Every day they touch people’s lives with their extraordinary skills and caring ways. Each issue of CMA Today shines the spotlight on a medical assistant with a unique story.

Here are the latest stories of medical assistants in Spotlight.


Nov/Dec 2017
On a mission
Practice manager shows employers what medical assistants can do

“It's so important to have people cross-trained in our practices because if someone calls off, you need someone else to jump in. ... No doubt the CMA's (AAMA) ability to multitask is becoming more and more valued with each new practice we open."


Name:
Rebecca Umberger, AAS, CMA (AAMA)

Occupation: Practice manager at Aultman Medical Group in Canton, Ohio

In the spotlight: As the medical group expanded, Umberger helped the HR department understand the vital role of medical assistants, and even contributed to a pay raise for medical assistants across the board.


Sep/Oct 2017
On the ground floor
Physician receives eye-opening experience as medical assistant

“Although as a physician I knew all the specifics of diseases, it was amazing how clueless I was about the processes of the office.

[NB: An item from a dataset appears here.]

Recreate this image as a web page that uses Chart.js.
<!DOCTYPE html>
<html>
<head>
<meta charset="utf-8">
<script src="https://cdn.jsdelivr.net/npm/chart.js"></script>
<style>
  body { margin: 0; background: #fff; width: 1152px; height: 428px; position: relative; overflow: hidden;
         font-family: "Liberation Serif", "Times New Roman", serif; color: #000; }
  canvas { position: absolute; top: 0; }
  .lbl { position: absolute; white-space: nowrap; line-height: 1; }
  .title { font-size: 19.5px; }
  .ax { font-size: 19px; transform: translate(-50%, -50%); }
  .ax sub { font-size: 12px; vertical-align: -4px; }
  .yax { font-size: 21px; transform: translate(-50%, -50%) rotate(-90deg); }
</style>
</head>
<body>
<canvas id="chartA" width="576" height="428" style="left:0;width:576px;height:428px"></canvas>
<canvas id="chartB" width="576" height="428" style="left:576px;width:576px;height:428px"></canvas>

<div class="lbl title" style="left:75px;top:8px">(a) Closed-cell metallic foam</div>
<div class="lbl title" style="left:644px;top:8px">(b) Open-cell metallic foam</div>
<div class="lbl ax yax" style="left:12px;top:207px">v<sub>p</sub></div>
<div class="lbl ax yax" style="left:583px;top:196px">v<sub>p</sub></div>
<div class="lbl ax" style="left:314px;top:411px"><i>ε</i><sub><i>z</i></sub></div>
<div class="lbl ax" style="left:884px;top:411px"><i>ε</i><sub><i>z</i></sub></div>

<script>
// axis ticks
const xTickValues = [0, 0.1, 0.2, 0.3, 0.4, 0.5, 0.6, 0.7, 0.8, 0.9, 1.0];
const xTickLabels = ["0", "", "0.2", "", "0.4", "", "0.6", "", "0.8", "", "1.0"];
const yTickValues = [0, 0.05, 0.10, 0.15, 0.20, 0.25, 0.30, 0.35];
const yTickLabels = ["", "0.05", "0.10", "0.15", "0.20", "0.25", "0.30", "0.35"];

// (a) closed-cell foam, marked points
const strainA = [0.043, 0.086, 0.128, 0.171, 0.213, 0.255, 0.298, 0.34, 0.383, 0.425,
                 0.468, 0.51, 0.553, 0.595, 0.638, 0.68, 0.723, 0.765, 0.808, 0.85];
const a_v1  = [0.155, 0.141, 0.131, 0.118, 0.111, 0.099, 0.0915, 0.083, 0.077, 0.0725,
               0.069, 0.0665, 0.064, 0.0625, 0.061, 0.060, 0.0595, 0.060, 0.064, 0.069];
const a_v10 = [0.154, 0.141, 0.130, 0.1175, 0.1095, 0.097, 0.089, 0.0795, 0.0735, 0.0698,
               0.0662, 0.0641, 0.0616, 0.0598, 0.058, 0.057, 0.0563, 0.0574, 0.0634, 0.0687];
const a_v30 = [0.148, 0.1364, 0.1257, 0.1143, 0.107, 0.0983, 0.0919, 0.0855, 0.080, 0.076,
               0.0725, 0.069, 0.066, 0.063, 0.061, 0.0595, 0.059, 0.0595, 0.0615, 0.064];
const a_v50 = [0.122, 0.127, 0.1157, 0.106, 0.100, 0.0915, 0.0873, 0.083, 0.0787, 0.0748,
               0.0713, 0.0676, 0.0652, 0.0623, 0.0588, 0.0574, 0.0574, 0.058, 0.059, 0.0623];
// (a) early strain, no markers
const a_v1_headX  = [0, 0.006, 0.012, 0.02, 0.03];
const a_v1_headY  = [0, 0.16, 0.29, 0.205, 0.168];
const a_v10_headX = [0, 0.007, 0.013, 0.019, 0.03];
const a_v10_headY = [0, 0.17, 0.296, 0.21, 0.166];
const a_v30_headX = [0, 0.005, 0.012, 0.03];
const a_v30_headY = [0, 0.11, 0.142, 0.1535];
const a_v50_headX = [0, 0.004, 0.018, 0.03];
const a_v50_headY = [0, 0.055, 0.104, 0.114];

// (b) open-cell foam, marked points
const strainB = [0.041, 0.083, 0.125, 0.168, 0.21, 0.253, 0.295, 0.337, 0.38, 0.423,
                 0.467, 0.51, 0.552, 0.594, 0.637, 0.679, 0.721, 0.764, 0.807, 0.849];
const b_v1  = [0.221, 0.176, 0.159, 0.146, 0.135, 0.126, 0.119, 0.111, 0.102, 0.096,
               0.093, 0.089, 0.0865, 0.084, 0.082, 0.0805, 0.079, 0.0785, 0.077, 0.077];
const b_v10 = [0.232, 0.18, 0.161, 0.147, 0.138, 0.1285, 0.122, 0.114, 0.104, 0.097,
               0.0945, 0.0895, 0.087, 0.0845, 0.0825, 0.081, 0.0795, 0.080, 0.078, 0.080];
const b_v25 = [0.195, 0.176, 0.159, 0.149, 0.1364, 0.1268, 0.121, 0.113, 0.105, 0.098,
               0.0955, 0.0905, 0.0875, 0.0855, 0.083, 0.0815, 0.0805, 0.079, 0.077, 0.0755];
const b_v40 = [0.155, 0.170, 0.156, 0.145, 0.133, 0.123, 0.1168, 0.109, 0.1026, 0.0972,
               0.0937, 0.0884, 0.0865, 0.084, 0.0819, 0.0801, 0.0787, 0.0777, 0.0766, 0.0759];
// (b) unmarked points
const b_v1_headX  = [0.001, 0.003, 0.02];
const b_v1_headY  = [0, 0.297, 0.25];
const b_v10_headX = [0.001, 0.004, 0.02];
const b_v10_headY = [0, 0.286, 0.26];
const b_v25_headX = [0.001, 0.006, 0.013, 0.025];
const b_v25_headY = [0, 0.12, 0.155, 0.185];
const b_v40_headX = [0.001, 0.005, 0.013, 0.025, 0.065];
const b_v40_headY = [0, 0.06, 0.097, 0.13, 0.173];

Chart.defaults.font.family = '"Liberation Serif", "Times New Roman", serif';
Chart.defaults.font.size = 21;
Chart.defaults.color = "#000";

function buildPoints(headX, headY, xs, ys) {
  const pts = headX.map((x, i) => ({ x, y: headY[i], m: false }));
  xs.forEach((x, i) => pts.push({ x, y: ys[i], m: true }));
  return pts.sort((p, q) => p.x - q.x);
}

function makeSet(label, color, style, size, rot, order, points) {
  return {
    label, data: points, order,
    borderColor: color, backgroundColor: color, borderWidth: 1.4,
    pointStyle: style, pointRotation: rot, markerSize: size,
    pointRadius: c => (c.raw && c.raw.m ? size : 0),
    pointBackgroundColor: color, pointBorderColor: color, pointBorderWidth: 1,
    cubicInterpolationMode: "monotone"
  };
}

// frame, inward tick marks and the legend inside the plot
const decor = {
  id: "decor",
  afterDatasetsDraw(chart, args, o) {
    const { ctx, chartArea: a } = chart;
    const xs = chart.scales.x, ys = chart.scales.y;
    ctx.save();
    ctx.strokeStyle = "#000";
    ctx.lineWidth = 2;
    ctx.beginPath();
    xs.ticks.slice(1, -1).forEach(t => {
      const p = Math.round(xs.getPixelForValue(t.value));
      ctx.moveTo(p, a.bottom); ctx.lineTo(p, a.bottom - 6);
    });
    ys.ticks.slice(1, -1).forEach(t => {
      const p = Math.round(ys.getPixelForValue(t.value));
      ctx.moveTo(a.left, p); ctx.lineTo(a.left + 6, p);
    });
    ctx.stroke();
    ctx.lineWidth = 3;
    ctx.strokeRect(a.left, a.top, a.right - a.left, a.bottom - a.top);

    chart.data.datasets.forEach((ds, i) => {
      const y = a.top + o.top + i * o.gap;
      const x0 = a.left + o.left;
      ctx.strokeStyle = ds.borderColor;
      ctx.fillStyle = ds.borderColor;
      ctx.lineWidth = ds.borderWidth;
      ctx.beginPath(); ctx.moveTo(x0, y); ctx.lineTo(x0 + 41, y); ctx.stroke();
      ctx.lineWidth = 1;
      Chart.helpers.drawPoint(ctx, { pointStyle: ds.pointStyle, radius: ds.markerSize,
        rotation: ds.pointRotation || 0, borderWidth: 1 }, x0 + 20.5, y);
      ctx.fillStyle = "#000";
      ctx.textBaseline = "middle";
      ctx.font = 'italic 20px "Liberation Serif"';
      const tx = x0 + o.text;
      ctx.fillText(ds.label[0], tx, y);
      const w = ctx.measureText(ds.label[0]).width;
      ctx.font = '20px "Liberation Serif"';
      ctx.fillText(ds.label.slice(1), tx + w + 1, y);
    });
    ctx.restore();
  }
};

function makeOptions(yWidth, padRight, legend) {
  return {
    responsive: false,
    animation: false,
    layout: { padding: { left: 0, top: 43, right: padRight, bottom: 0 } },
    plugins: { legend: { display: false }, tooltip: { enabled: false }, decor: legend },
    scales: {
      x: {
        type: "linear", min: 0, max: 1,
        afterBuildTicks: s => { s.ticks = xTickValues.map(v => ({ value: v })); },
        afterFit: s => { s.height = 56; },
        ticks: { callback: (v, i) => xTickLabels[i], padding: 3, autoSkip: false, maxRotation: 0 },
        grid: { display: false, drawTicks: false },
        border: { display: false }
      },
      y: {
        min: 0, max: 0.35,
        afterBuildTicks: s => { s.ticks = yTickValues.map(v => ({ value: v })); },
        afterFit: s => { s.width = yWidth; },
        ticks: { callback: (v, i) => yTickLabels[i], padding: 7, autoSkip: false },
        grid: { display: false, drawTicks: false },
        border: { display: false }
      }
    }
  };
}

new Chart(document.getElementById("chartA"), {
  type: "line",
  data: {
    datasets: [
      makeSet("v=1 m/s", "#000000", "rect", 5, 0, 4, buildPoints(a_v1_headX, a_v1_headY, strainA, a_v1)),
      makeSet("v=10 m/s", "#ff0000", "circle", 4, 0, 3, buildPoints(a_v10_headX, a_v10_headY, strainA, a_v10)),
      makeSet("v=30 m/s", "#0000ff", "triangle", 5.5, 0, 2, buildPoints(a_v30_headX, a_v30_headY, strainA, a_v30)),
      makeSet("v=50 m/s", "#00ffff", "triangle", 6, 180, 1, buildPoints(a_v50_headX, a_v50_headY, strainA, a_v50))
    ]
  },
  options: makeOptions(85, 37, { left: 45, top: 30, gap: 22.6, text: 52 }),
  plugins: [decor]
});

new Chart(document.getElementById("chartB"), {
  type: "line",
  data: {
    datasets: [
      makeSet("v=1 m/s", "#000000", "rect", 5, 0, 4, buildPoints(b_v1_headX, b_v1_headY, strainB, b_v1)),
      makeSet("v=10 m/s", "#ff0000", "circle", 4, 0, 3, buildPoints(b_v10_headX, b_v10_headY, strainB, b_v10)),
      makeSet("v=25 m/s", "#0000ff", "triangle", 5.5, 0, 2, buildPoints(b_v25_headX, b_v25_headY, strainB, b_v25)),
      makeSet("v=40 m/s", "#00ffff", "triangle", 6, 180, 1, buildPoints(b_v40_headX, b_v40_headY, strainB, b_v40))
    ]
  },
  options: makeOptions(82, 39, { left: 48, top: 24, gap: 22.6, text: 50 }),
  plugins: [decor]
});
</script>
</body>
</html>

Working as a medical assistant gave me a unique opportunity and perspective of how important medical assistants are.”

Name:
Fabiola Feldhaus, MD

Occupation: Physician at TriHealth in Cincinnati, Ohio

In the spotlight: Dr. Feldhaus worked as a medical assistant for four years while taking the United States Medical Licensing Examination, required for physicians from other countries to practice in the States.


Jul/Aug 2017
CMA (AAMA) for life
Medical assistant maintains her credential well after retirement

"Why shouldn't I recertify? ... Just because I'm not practicing anymore doesn't mean I should just let my credential go. I take pride in it."

Name: Donna Schultz, CMA-A (AAMA)

Occupation: Retired medical assistant, former president of the Wisconsin Society of Medical Assistants

In the spotlight: Schultz's CMA (AAMA) certification and involvement with the AAMA have spanned decades, even after her 80th birthday.